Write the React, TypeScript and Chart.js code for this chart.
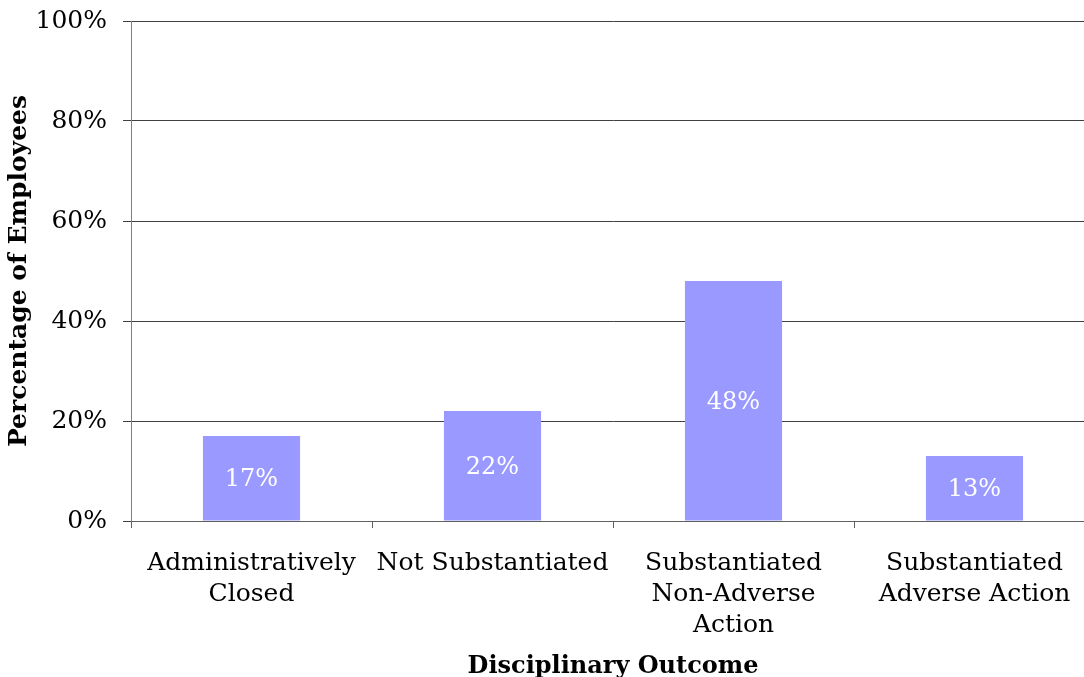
import React, { useEffect, useRef } from "react";
import { Chart, registerables } from "chart.js";

Chart.register(...registerables);

const categories: string[][] = [
  ["Administratively", "Closed"],
  ["Not Substantiated"],
  ["Substantiated", "Non-Adverse", "Action"],
  ["Substantiated", "Adverse Action"],
];
const values: number[] = [17, 22, 48, 13];
const yTicks: number[] = [0, 20, 40, 60, 80, 100];
const yTitle = "Percentage of Employees";
const xTitle = "Disciplinary Outcome";

const FONT = "'DejaVu Serif', 'Liberation Serif', serif";

const barLabels = {
  id: "barLabels",
  afterDatasetsDraw(chart: any) {
    const ctx = chart.ctx;
    const meta = chart.getDatasetMeta(0);
    ctx.save();
    ctx.fillStyle = "#ffffff";
    ctx.font = `24px ${FONT}`;
    ctx.textAlign = "center";
    ctx.textBaseline = "middle";
    meta.data.forEach((bar: any, i: number) => {
      const v = values[i];
      ctx.fillText(`${v}%`, bar.x, (bar.y + bar.base) / 2 + 2);
    });
    ctx.restore();
  },
};

export default function App() {
  const ref = useRef<HTMLCanvasElement>(null);
  useEffect(() => {
    if (!ref.current) return;
    const chart = new Chart(ref.current, {
      type: "bar",
      data: {
        labels: categories,
        datasets: [
          {
            data: values,
            backgroundColor: "#9999FF",
            borderWidth: 0,
            barPercentage: 0.403,
            categoryPercentage: 1,
          },
        ],
      },
      options: {
        responsive: false,
        animation: false,
        layout: { padding: { top: 21, right: 0, left: 0, bottom: 0 } },
        plugins: { legend: { display: false }, tooltip: { enabled: false } },
        scales: {
          x: {
            grid: {
              display: true,
              drawOnChartArea: false,
              drawTicks: true,
              tickLength: 7,
              color: "#606060",
              offset: true,
            },
            border: { color: "#606060", width: 1 },
            ticks: {
              color: "#000",
              font: { family: FONT, size: 25, lineHeight: 1.24 },
              padding: 20,
              maxRotation: 0,
              autoSkip: false,
            },
            title: {
              display: true,
              text: xTitle,
              color: "#000",
              font: { family: FONT, size: 24, weight: "bold", lineHeight: 0.85 },
              padding: { top: 0, bottom: 0 },
            },
            afterFit(scale: any) {
              scale.height = 156;
              scale.paddingLeft = 0;
              scale.paddingRight = 0;
            },
          },
          y: {
            min: 0,
            max: 100,
            afterBuildTicks(scale: any) {
              scale.ticks = yTicks.map((v) => ({ value: v }));
            },
            grid: {
              color: "#404040",
              tickLength: 8,
              drawTicks: true,
            },
            border: { color: "#808080", width: 1 },
            ticks: {
              color: "#000",
              font: { family: FONT, size: 25 },
              padding: 16,
              callback: (v: any) => `${v}%`,
            },
            title: {
              display: true,
              text: yTitle,
              color: "#000",
              font: { family: FONT, size: 25, weight: "bold", lineHeight: 1 },
              padding: { top: 7, bottom: 0 },
            },
            afterFit(scale: any) {
              scale.width = 131;
              scale.paddingTop = 0;
              scale.paddingBottom = 0;
            },
          },
        },
      },
      plugins: [barLabels],
    });
    return () => chart.destroy();
  }, []);
  return (
    <div
      style={{
        position: "fixed",
        left: 0,
        top: 0,
        width: 1084,
        height: 677,
        overflow: "hidden",
        background: "#fff",
      }}
    >
      <canvas ref={ref} width={1095} height={677} style={{ display: "block" }} />
    </div>
  );
}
----
Requirement: Retype the data above exactly; pictures are not part of the copy.

Result:
Write the React, TypeScript and Chart.js code for this chart.
import React, { useEffect, useRef } from "react";
import { Chart, registerables } from "chart.js";

Chart.register(...registerables);

const categories: string[][] = [
  ["Administratively", "Closed"],
  ["Not Substantiated"],
  ["Substantiated", "Non-Adverse", "Action"],
  ["Substantiated", "Adverse Action"],
];
const values: number[] = [17, 22, 48, 13];
const yTicks: number[] = [0, 20, 40, 60, 80, 100];
const yTitle = "Percentage of Employees";
const xTitle = "Disciplinary Outcome";

const FONT = "'DejaVu Serif', 'Liberation Serif', serif";

const barLabels = {
  id: "barLabels",
  afterDatasetsDraw(chart: any) {
    const ctx = chart.ctx;
    const meta = chart.getDatasetMeta(0);
    ctx.save();
    ctx.fillStyle = "#ffffff";
    ctx.font = `24px ${FONT}`;
    ctx.textAlign = "center";
    ctx.textBaseline = "middle";
    meta.data.forEach((bar: any, i: number) => {
      const v = values[i];
      ctx.fillText(`${v}%`, bar.x, (bar.y + bar.base) / 2 + 2);
    });
    ctx.restore();
  },
};

export default function App() {
  const ref = useRef<HTMLCanvasElement>(null);
  useEffect(() => {
    if (!ref.current) return;
    const chart = new Chart(ref.current, {
      type: "bar",
      data: {
        labels: categories,
        datasets: [
          {
            data: values,
            backgroundColor: "#9999FF",
            borderWidth: 0,
            barPercentage: 0.403,
            categoryPercentage: 1,
          },
        ],
      },
      options: {
        responsive: false,
        animation: false,
        layout: { padding: { top: 21, right: 0, left: 0, bottom: 0 } },
        plugins: { legend: { display: false }, tooltip: { enabled: false } },
        scales: {
          x: {
            grid: {
              display: true,
              drawOnChartArea: false,
              drawTicks: true,
              tickLength: 7,
              color: "#606060",
              offset: true,
            },
            border: { color: "#606060", width: 1 },
            ticks: {
              color: "#000",
              font: { family: FONT, size: 25, lineHeight: 1.24 },
              padding: 20,
              maxRotation: 0,
              autoSkip: false,
            },
            title: {
              display: true,
              text: xTitle,
              color: "#000",
              font: { family: FONT, size: 24, weight: "bold", lineHeight: 0.85 },
              padding: { top: 0, bottom: 0 },
            },
            afterFit(scale: any) {
              scale.height = 156;
              scale.paddingLeft = 0;
              scale.paddingRight = 0;
            },
          },
          y: {
            min: 0,
            max: 100,
            afterBuildTicks(scale: any) {
              scale.ticks = yTicks.map((v) => ({ value: v }));
            },
            grid: {
              color: "#404040",
              tickLength: 8,
              drawTicks: true,
            },
            border: { color: "#808080", width: 1 },
            ticks: {
              color: "#000",
              font: { family: FONT, size: 25 },
              padding: 16,
              callback: (v: any) => `${v}%`,
            },
            title: {
              display: true,
              text: yTitle,
              color: "#000",
              font: { family: FONT, size: 25, weight: "bold", lineHeight: 1 },
              padding: { top: 7, bottom: 0 },
            },
            afterFit(scale: any) {
              scale.width = 131;
              scale.paddingTop = 0;
              scale.paddingBottom = 0;
            },
          },
        },
      },
      plugins: [barLabels],
    });
    return () => chart.destroy();
  }, []);
  return (
    <div
      style={{
        position: "fixed",
        left: 0,
        top: 0,
        width: 1084,
        height: 677,
        overflow: "hidden",
        background: "#fff",
      }}
    >
      <canvas ref={ref} width={1095} height={677} style={{ display: "block" }} />
    </div>
  );
}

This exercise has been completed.